Aix-en-Provence, Alger, Meudon-la-Forêt… L’architecte a essaimé après-guerre son art de la pierre. Un livre-fleuve tente de réhabiliter l’œuvre de ce bâtisseur controversé.
Croquis de l’ensemble de la Tourette, conçu par Fernand Pouillon, sur le Vieux-Port à Marseille.
C’est l’histoire d’un rendez-vous raté. L’architecte et urbaniste Fernand Pouillon (1912-1986) n’a jamais accédé à la notoriété d’un Le Corbusier, loin de là. Il a pourtant réalisé à l’heure de la reconstruction après la seconde guerre mondiale, des chantiers marquants, comme les immeubles du Vieux-Port à Marseille, les 200 logements à Aix-en-Provence, le quartier des Sablettes à Toulon ou la résidence du Parc à Meudon-la-Forêt, mais également signé des constructions en Algérie et en Iran.
Un livre-fleuve publié chez Actes Sud, principalement écrit par Pierre Frey, historien de l’art et professeur à l’Ecole polytechnique fédérale de Lausanne, soutient la thèse qu’il n’est pas de meilleur moment pour redécouvrir le talent de ce créateur visionnaire. Si Fernand Pouillon jugeait souvent décevante la photo d’architecture, son travail est ici mis en valeur par les très beaux croquis de l’architecte Bernard Gachet accompagnés de plans et d’images d’archives des bâtiments évoqués.
Pierre Frey invite à redécouvrir l’intérêt visionnaire de Fernand Pouillon pour l’architecture vernaculaire, son recours aux techniques durables (climatisation, isolation…) et l’utilisation de matériaux naturels ou locaux à l’aune du réchauffement climatique et des préoccupations environnementales actuelles.
Adepte de la pierre de taille, à l’inverse du tout-béton prôné par Le Corbusier, Fernand Pouillon a toujours eu deux préoccupations majeures pour ses projets : « une prise en compte sensible du site avec lequel son projet entre en dialogue et une identification profonde, au fond amoureuse, aux besoins et aux sentiments de celles et de ceux dont il avait la charge de loger », témoigne Pierre Frey.
5 000 logements sur les hauteurs d’Alger
Alors que la question de la durabilité des constructions est devenue centrale en architecture, l’utilisation ingénieuse de la pierre par Fernand Pouillon est redécouverte. Il se fait connaître en 1955, avec le projet immobilier aixois des 200 logements, réalisé aux prix les plus bas du marché dans les délais les plus courts. En sus, les habitants (essentiellement de classe moyenne) ont pu accéder à la propriété grâce à une formule de location-vente sur vingt-cinq ans sans apport préalable.
Les auteurs de l’ouvrage évoquent aussi l’œuvre de Fernand Pouillon en Algérie.
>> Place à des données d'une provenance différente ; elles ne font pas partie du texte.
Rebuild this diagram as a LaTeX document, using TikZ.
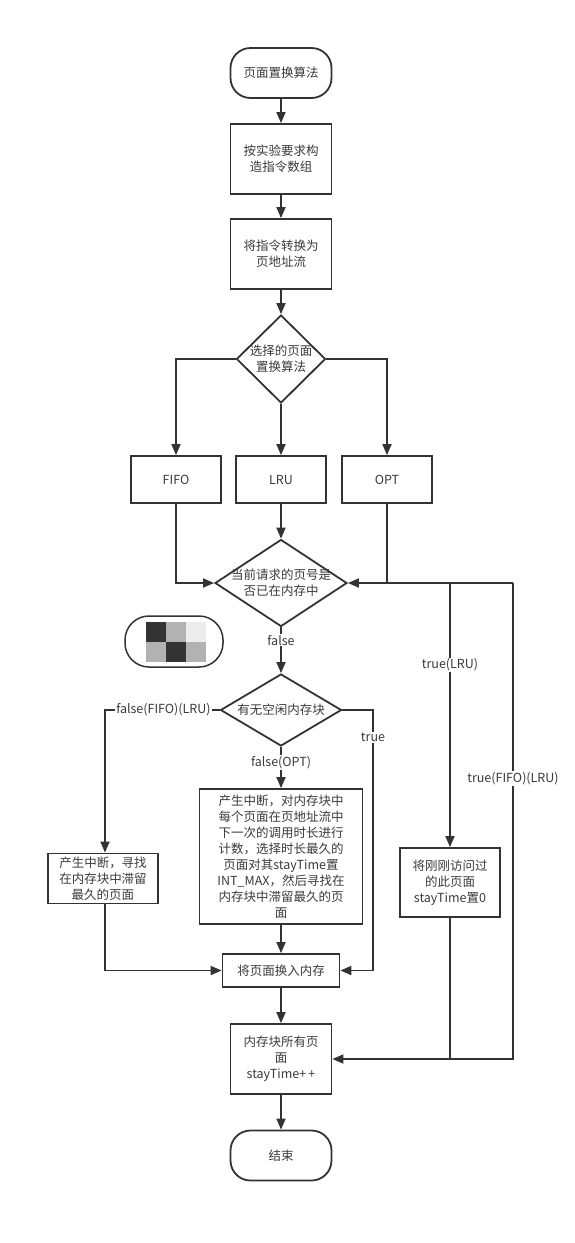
\documentclass[tikz,border=0pt]{standalone}
\usepackage{fontspec}
\setmainfont{Noto Sans CJK SC}
\usetikzlibrary{arrows.meta,shapes.geometric,calc}
\definecolor{ln}{HTML}{333333}
\definecolor{tx}{HTML}{3A3A3A}
\begin{document}
\begin{tikzpicture}[x=1pt,y=-1pt,
  every node/.style={font=\fontsize{12.5}{16}\selectfont, text=tx},
  base/.style={draw=ln, line width=1.8pt, align=center, inner sep=1pt},
  proc/.style={base, rectangle, minimum width=#1},
  term/.style={base, rounded corners=20pt, minimum width=101pt, minimum height=50pt},
  decbox/.style={draw=ln, line width=1.8pt, diamond, inner sep=0pt},
  conn/.style={draw=ln, line width=1.8pt},
  arr/.style={conn, -{Triangle[length=11pt,width=9pt]}},
  lbl/.style={fill=white, inner sep=1pt}
]
\useasboundingbox (0,0) rectangle (574,1243);

% nodes
\node[term] (start) at (281,73) {页面置换算法};
\node[proc=101pt, minimum height=70pt] (b1) at (281,159) {按实验要求构\\造指令数组};
\node[proc=101pt, minimum height=70pt] (b2) at (281,254) {将指令转换为\\页地址流};
\node[decbox, minimum width=89pt, minimum height=88pt] (d1) at (281,359) {};
\node[align=center] at (281,359) {选择的页面\\置换算法};
\node[proc=90pt, minimum height=47pt] (fifo) at (176,479.5) {FIFO};
\node[proc=90pt, minimum height=47pt] (lru) at (281,479.5) {LRU};
\node[proc=90pt, minimum height=47pt] (opt) at (387,479.5) {OPT};
\node[decbox, minimum width=132pt, minimum height=87pt] (d2) at (281,583) {};
\node[align=center] at (281,583) {当前请求的页号是\\否已在内存中};
\node[decbox, minimum width=121pt, minimum height=72pt] (d3) at (281,710) {};
\node at (281,710) {有无空闲内存块};
\node[proc=110pt, minimum height=50pt] (lb) at (103,878.5) {产生中断，寻找\\在内存块中滞留\\最久的页面};
\node[proc=163pt, minimum height=135pt] (ob) at (281,856.5) {产生中断，对内存块中\\每个页面在页地址流中\\下一次的调用时长进行\\计数，选择时长最久的\\页面对其stayTime置\\INT\_MAX，然后寻找在\\内存块中滞留最久的页\\面};
\node[proc=100pt, minimum height=69pt] (rb) at (450,882.5) {将刚刚访问过\\的此页面\\stayTime置0};
\node[proc=117pt, minimum height=33pt] (swap) at (281,970.5) {将页面换入内存};
\node[proc=101pt, minimum height=70pt] (all) at (281,1059) {内存块所有页\\面\\stayTime+\,+};
\node[term] (end) at (281,1155.5) {结束};

% blurred logo
\node[draw=ln, line width=1.5pt, rounded corners=24pt, minimum width=98pt, minimum height=51pt] (logo) at (174,641.5) {};
\fill[ln] (146,622) rectangle (166,642);
\fill[black!30] (166,622) rectangle (186,642);
\fill[black!7] (186,622) rectangle (206,642);
\fill[black!30] (146,642) rectangle (166,662);
\fill[ln] (166,642) rectangle (186,662);
\fill[black!30] (186,642) rectangle (206,662);

% connectors
\draw[arr] (start) -- (b1);
\draw[arr] (b1) -- (b2);
\draw[arr] (b2) -- (d1);
\draw[arr] (d1.west) -| (fifo.north);
\draw[arr] (d1.south) -- (lru.north);
\draw[arr] (d1.east) -| (opt.north);
\draw[arr] (fifo.south) |- (d2.west);
\draw[arr] (lru.south) -- (d2.north);
\draw[arr] (opt.south) |- (d2.east);

\coordinate (r1) at (450,583);
\coordinate (r2) at (513,583);
\draw[conn] (opt.south |- d2.east) -- (r2);
\draw[arr] (r1) -- node[lbl, pos=0.31] {true(LRU)} (rb.north);
\draw[arr] (r2) -- node[lbl, pos=0.41] {true(FIFO)(LRU)} (r2 |- all.east) -- (all.east);
\draw[conn] (rb.south) -- (rb.south |- all.east);

\draw[arr] (d2.south) -- node[lbl, pos=0.28] {false} (d3.north);
\coordinate (l1) at (105,710);
\draw[arr] (d3.west) -- node[lbl, pos=0.49] {false(FIFO)(LRU)} (l1) -- (l1 |- lb.north);
\draw[arr] (l1 |- lb.south) |- (swap.west);
\draw[arr] (d3.south) -- node[lbl, pos=0.38] {false(OPT)} (ob.north);
\coordinate (t1) at (373,710);
\draw[arr] (d3.east) -- (t1) -- node[lbl, pos=0.105] {true} (t1 |- swap.east) -- (swap.east);
\draw[arr] (ob.south) -- (swap.north);
\draw[arr] (swap.south) -- (all.north);
\draw[arr] (all.south) -- (end.north);
\end{tikzpicture}
\end{document}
C’est le maire d’Alger, Jacques Chevallier, qui sollicite l’architecte pour la construction de logements sociaux à partir de 1953. Il sera à l’origine du chantier pharaonique de 5 000 logements sur les hauteurs d’Alger, sa cité la plus célèbre. Le livre revient sur cette empreinte forte laissée par Fernand Pouillon dans la Ville blanche et Mohamed Larbi Merhoum, architecte à Alger, la décrit comme une « architecture de vérité » en terre coloniale, tel un « emboîtement des mémoires sans permettre à l’une d’effacer l’autre ».
Mais qui était réellement Fernand Pouillon ? Les auteurs se sont plongés dans les archives mais leur enquête ne parvient pas à tout éclairer. Il est difficile de percer tous les mystères d’un homme qui s’est pourtant lui-même raconté à travers deux livres : Les Pierres Sauvages (1964) et Mémoires d’un architecte (1968). Deux ouvrages écrits en prison où Fernand Pouillon purgeait une peine pour faux bilan, détournement de fonds et abus de biens sociaux.
Après cette affaire, son image sera à jamais ternie. Amnistié en 1971 par le président Pompidou, il est réintégré à l’ordre des architectes français en 1978. Peut-être lui est-il reproché d’avoir été si multiple, d’avoir voulu tout maîtriser… Architecte, urbaniste, bâtisseur, maître d’œuvre, maître d’ouvrage, écrivain et éditeur, il fut tout cela à la fois.
Fernand Pouillon, Le téméraire éclectique, Actes Sud, 368 pages, 42,90 euros.